No total, 78 jornalistas de 30 países responderam — 63% freelancers e 37% vinculados a organizações de mídia. A maioria (77%) já havia abordado temas como conservação, impactos das mudanças climáticas, predatória, saúde pública, pesquisa científica, disputas territoriais e crimes ambientais.

Mídia e saúde do oceano: análise de tendências digitais

Além das entrevistas e questionários, o estudo analisou o mapeamento de mídia usando ferramentas como Brand24, BuzzSumo e Media Cloud.

Foram monitoradas palavras-chave relacionadas a aquecimento global, poluição e perda de biodiversidade. Os dados revelaram que a cobertura é pontual, com pouca continuidade e dificuldade de conectar o tema à realidade das comunidades costeiras e ao cotidiano das pessoas.

O que o estudo constatou

A cobertura insuficiente de temas oceânicos deve-se a uma combinação de fatores, conforme destacado por jornalistas e especialistas:

  • Recursos e Investimento Limitados: Pressões orçamentárias nos meios de comunicação significam menos investimento em reportagens aprofundadas, tornando caro cobrir temas complexos ou enviar jornalistas a locais remotos. A assistência financeira é vista como a necessidade mais urgente pelos jornalistas.
  • Alfabetização Oceânica Insuficiente e Habilidades dos Jornalistas: Existe uma lacuna significativa no conhecimento dos jornalistas sobre temas oceânicos (“alfabetização oceânica”). Eles também reconhecem a necessidade de treinamento em áreas como biodiversidade, mudanças climáticas, e ferramentas técnicas como imagens de satélite e rastreamento de navios. Quase nove em cada 10 profissionais hesitam ou reconhecem a necessidade de melhoria.
  • Complexidade dos Tópicos: As questões oceânicas podem ser muito complexas, tornando-as desafiadoras tanto para serem reportadas de forma eficaz quanto para serem compreendidas pelo público. A reportagem é muitas vezes ou muito complexa ou muito superficial.
  • Falta de Audiências Interessadas/Demanda: Há uma percepção de que falta interesse do público e demanda por histórias sobre o oceano, especialmente entre aqueles não diretamente afetados pelas questões. Isso cria um ciclo vicioso.
  • Acesso Limitado a Fontes Diversas: Vozes relevantes, como pesquisadores, líderes comunitários e indígenas, e representantes de economias locais, muitas vezes não são consultadas, levando a histórias marginalizadas e oportunidades perdidas de humanizar as questões.
  • Inconsistência da Cobertura: A reportagem é frequentemente reativa, com picos em torno de eventos específicos, incluindo grandes encontros globais como o que está acontecendo esta semana em Nice, mas sem atenção sustentada ao longo do tempo.
  • Influência de Interesses: Interesses da indústria e potenciais influências governamentais podem afetar a forma como os temas são retratados, gerando receio de viés.

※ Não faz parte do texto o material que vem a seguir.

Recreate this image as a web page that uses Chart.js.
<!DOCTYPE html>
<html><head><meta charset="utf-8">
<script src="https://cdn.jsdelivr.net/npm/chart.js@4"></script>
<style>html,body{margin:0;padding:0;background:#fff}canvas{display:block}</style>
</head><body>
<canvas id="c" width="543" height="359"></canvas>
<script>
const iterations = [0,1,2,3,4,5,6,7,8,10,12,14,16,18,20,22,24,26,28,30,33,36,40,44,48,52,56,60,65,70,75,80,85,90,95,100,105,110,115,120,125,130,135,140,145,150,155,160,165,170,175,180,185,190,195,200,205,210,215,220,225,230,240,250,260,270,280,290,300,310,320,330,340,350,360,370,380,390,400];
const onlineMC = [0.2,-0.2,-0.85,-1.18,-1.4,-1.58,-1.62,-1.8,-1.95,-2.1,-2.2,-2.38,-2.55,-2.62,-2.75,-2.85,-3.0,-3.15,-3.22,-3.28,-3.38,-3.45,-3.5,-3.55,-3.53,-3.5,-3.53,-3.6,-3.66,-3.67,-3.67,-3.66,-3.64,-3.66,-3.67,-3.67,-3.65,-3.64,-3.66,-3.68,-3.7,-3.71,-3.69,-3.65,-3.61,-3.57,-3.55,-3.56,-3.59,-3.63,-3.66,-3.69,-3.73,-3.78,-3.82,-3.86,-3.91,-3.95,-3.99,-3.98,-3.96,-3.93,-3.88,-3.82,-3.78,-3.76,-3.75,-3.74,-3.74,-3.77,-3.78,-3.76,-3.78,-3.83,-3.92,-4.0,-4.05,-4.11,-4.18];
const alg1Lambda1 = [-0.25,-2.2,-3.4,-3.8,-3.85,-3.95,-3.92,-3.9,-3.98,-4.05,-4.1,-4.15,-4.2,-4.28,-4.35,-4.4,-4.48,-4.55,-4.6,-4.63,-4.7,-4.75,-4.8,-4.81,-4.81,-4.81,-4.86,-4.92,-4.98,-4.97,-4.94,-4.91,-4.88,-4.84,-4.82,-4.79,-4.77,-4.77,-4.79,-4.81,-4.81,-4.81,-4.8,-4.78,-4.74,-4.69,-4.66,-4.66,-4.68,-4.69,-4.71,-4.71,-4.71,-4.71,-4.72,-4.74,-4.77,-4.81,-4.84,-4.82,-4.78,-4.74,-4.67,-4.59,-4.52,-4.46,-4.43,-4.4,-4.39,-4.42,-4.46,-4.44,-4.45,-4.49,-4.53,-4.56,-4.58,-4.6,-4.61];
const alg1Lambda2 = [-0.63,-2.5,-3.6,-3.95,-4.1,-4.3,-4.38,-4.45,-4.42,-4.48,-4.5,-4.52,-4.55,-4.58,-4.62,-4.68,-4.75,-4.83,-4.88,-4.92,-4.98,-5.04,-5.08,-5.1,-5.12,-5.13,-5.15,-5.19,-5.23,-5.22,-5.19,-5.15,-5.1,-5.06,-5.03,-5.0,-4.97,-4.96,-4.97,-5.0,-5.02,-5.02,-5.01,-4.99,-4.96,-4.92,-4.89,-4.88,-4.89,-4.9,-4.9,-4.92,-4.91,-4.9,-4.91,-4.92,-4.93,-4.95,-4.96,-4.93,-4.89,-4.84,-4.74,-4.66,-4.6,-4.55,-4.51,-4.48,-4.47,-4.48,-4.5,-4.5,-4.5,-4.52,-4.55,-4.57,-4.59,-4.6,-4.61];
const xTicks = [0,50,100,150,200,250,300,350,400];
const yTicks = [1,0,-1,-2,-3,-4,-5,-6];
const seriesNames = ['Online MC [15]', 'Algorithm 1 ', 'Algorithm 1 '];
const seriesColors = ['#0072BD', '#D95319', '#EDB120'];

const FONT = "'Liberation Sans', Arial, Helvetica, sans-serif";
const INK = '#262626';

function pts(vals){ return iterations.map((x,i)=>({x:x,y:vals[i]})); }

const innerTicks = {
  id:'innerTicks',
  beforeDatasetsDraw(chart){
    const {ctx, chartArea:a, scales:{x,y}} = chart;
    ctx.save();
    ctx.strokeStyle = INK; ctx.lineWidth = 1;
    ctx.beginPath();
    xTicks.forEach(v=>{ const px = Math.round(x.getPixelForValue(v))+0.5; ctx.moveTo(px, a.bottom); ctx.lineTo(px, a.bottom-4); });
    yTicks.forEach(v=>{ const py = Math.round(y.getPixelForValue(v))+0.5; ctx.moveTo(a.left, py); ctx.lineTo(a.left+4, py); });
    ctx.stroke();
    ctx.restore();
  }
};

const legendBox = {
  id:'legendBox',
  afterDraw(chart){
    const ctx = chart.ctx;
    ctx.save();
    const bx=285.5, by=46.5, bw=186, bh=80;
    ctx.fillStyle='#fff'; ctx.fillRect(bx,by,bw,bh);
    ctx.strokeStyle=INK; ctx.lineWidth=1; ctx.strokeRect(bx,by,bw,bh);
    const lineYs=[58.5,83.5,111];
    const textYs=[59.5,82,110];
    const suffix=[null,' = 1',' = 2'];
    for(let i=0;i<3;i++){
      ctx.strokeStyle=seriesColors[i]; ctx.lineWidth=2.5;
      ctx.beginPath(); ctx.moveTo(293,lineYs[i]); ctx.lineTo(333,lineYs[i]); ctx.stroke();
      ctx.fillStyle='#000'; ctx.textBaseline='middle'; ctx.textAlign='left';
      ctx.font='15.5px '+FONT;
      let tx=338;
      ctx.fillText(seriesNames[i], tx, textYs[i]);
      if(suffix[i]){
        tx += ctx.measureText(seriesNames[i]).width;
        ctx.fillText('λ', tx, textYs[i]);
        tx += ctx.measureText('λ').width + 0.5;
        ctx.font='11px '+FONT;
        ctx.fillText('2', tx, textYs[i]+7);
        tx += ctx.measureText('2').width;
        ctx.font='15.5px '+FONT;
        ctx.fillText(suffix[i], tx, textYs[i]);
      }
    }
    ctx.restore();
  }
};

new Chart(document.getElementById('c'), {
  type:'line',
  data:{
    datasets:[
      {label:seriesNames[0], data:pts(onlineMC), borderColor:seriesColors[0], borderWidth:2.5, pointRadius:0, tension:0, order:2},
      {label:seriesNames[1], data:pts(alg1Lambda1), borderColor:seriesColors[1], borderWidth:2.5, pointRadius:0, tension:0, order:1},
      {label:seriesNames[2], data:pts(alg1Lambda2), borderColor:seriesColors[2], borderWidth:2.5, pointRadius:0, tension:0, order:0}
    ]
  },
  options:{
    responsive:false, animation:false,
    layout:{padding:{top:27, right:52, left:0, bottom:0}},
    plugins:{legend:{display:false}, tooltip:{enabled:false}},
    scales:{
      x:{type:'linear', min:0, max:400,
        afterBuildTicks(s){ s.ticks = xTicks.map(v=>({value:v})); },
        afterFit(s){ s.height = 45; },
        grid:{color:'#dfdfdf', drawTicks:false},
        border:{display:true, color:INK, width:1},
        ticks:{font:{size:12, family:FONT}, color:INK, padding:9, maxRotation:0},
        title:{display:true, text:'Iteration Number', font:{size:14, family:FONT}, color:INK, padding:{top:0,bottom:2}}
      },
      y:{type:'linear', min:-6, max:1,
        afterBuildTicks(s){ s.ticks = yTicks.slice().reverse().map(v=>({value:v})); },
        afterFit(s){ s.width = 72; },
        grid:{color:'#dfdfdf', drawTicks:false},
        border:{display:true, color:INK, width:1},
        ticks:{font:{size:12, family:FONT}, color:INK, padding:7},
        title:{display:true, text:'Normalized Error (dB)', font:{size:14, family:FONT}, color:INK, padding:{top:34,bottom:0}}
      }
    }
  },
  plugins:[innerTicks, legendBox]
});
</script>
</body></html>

Esses fatores combinados resultam em uma cobertura que não consegue manter o interesse e a conscientização pública de forma consistente, segundo o estudo do Pulitzer, dificultando a identificação com as causas de conservação e a promoção de uma compreensão mais profunda sobre a importância do oceano.

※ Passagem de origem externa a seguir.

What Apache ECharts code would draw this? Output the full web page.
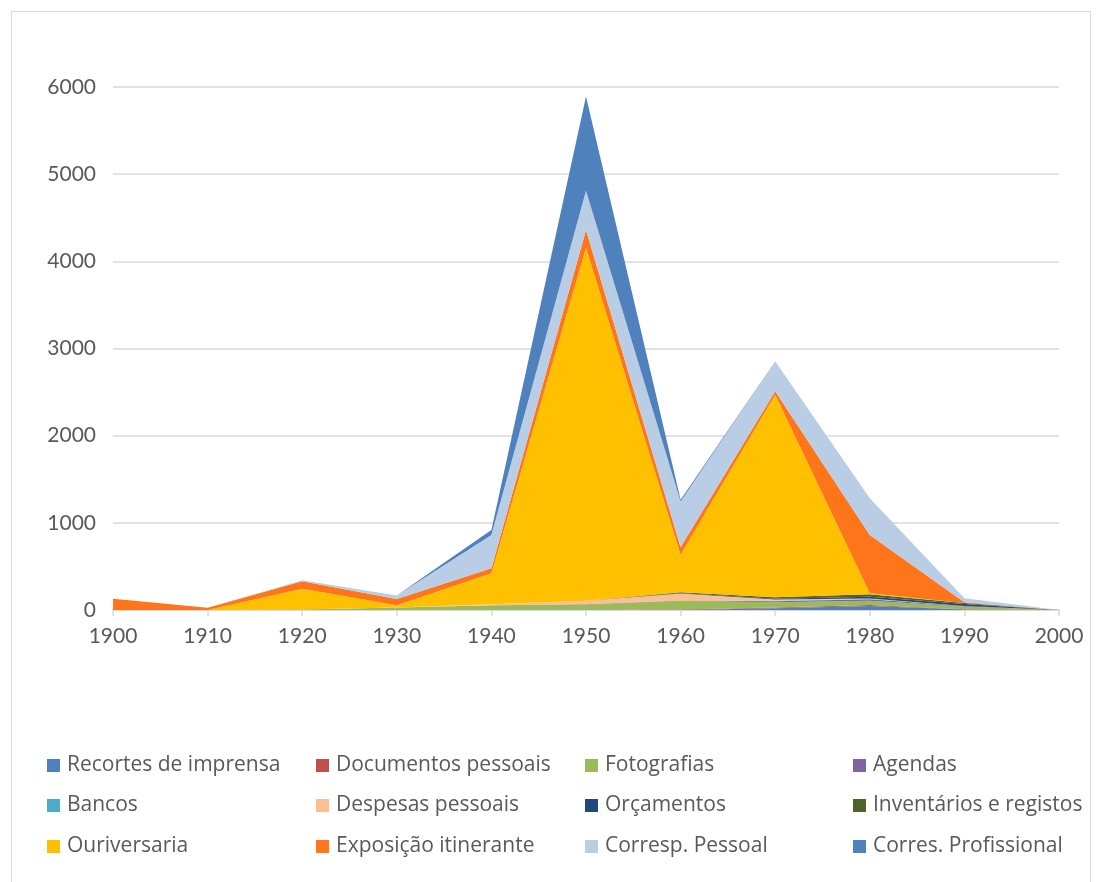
<!DOCTYPE html>
<html><head><meta charset="utf-8">
<script src="https://cdn.jsdelivr.net/npm/echarts@6/dist/echarts.min.js"></script>
<style>html,body{margin:0;padding:0;background:#fff}#c{width:1101px;height:882px}
#b{position:absolute;left:11px;top:11px;width:1078px;height:880px;border:1px solid #d9d9d9;pointer-events:none}</style>
</head><body><div id="c"></div><div id="b"></div>
<script>
const decades = ['1900','1910','1920','1930','1940','1950','1960','1970','1980','1990','2000'];
const recortes     = [0,0,0,0,0,0,0,20,46,5,0];
const documentos   = [0,0,0,0,0,0,5,10,11,5,0];
const fotografias  = [0,0,5,30,55,60,100,60,50,30,0];
const agendas      = [0,0,0,0,0,5,5,10,15,5,0];
const bancos       = [0,0,0,0,0,0,0,5,5,0,0];
const despesas     = [0,0,0,0,10,40,80,15,5,0,0];
const orcamentos   = [0,0,0,0,0,0,5,10,19,25,0];
const inventarios  = [0,0,0,0,0,0,10,15,30,10,0];
const ouriversaria = [0,0,240,25,356,4050,430,2325,10,0,0];
const exposicao    = [130,25,85,70,57,205,85,40,670,10,0];
const correspPess  = [0,0,10,40,382,450,525,345,420,45,0];
const corresProf   = [0,0,0,0,58,1080,20,0,0,0,0];
const yTicks = [0,1000,2000,3000,4000,5000,6000];

const names = ['Recortes de imprensa','Documentos pessoais','Fotografias','Agendas','Bancos','Despesas pessoais','Orçamentos','Inventários e registos','Ouriversaria','Exposição itinerante','Corresp. Pessoal','Corres. Profissional'];
const values = [recortes,documentos,fotografias,agendas,bancos,despesas,orcamentos,inventarios,ouriversaria,exposicao,correspPess,corresProf];
const colors = ['#4F81BD','#C0504D','#9BBB59','#8064A2','#4BACC6','#FAC090','#1F497D','#4F6228','#FFC000','#FF7519','#B9CDE5','#4F81BD'];

const FONT = '"Open Sans", Lato, sans-serif';
const AXFONT = 'Lato, "Open Sans", sans-serif';
const chart = echarts.init(document.getElementById('c'));
const colX = [47, 316, 585, 853];
const rowY = [755, 795, 836];
const legends = names.map((n,i)=>({
  data:[n], left: colX[i%4], top: rowY[Math.floor(i/4)], padding:0,
  itemWidth:13, itemHeight:13, icon:'rect', selectedMode:false,
  textStyle:{fontFamily:FONT, fontSize:21, color:'#595959', padding:[0,0,0,2]}
}));
chart.setOption({
  animation:false,
  color: colors,
  legend: legends,
  grid:{left:113, right:42, top:87, bottom:272},
  xAxis:{type:'category', data:decades, boundaryGap:false,
    axisLine:{lineStyle:{color:'#d9d9d9', width:1.5}},
    axisTick:{show:true, alignWithLabel:true, length:6, lineStyle:{color:'#d9d9d9', width:1.5}},
    axisLabel:{fontFamily:AXFONT, fontSize:21, color:'#595959', margin:16}},
  yAxis:{type:'value', min:yTicks[0], max:yTicks[yTicks.length-1], interval:1000,
    axisLine:{show:false}, axisTick:{show:false},
    splitLine:{lineStyle:{color:'#d9d9d9', width:1.5}},
    axisLabel:{fontFamily:AXFONT, fontSize:21, color:'#595959', margin:17, formatter:v=>String(v)}},
  series: names.map((n,i)=>({
    name:n, type:'line', stack:'total', data:values[i], symbol:'none', showSymbol:false,
    lineStyle:{width:0}, areaStyle:{color:colors[i], opacity:1}, itemStyle:{color:colors[i]}
  }))
});
</script></body></html>
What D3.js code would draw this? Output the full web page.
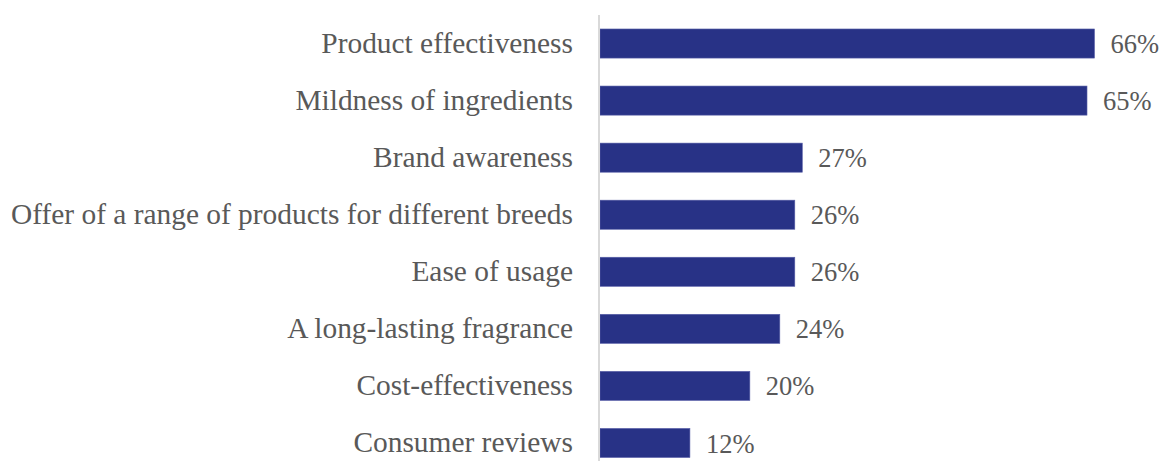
<!DOCTYPE html>
<html>
<head>
<meta charset="utf-8">
<script src="https://cdn.jsdelivr.net/npm/d3@7"></script>
<style>
  html, body { margin: 0; padding: 0; background: #ffffff; }
</style>
</head>
<body>
<svg id="chart" width="1164" height="461"></svg>
<script>
// Purchase drivers, share of respondents (%)
const categories = [
  "Product effectiveness",
  "Mildness of ingredients",
  "Brand awareness",
  "Offer of a range of products for different breeds",
  "Ease of usage",
  "A long-lasting fragrance",
  "Cost-effectiveness",
  "Consumer reviews"
];
const values = [66, 65, 27, 26, 26, 24, 20, 12];
const valueLabels = ["66%", "65%", "27%", "26%", "26%", "24%", "20%", "12%"];

const svg = d3.select("#chart");
const axisX = 599;
const serif = '"Liberation Serif", "Times New Roman", serif';
const textColor = "#595959";

const x = d3.scaleLinear().domain([0, 66]).range([axisX + 1, 1094.5]);
const y = d3.scaleBand().domain(categories).range([15, 471.5]).paddingInner(0.49).paddingOuter(0.245);

// bars
svg.append("g").selectAll("rect")
  .data(values)
  .join("rect")
  .attr("x", x(0))
  .attr("y", (d, i) => y(categories[i]))
  .attr("width", d => x(d) - x(0))
  .attr("height", y.bandwidth())
  .attr("fill", "#283286")
  .attr("stroke", "#5a60a8")
  .attr("stroke-width", 0.6);

// category axis
const yAxis = d3.axisLeft(y).tickSize(0).tickPadding(26);
const gAxis = svg.append("g").attr("transform", `translate(${axisX},0)`).call(yAxis);
gAxis.select(".domain").attr("stroke", "#d9d9d9").attr("stroke-width", 2)
  .attr("d", "M0,15V461");
gAxis.selectAll("text")
  .style("font-family", serif)
  .style("font-size", "29.4px")
  .attr("fill", textColor)
  .attr("dy", "0.31em");

// value labels
svg.append("g").selectAll("text")
  .data(values)
  .join("text")
  .attr("x", d => x(d) + 16)
  .attr("y", (d, i) => y(categories[i]) + y.bandwidth() / 2)
  .attr("dy", "0.36em")
  .style("font-family", serif)
  .style("font-size", "26.5px")
  .attr("fill", textColor)
  .text((d, i) => valueLabels[i]);
</script>
</body>
</html>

Limitações e próximos passos

O relatório “Making Waves” oferece uma visão detalhada da cobertura da saúde do oceano e indica caminhos para ampliar a atenção da mídia ao tema — essencial para fortalecer o debate público e orientar políticas de conservação.

A saúde do oceano não é apenas uma pauta ambiental: é uma questão que envolve justiça social, economia e clima.

Segundo o Pulitzer Center, a falta de visibilidade na mídia prejudica a mobilização popular, o investimento em políticas públicas e a proteção efetiva do oceano — algo que deveria estar no centro do debate em eventos como a conferência de Nice e, principalmente, no dia a dia do jornalismo.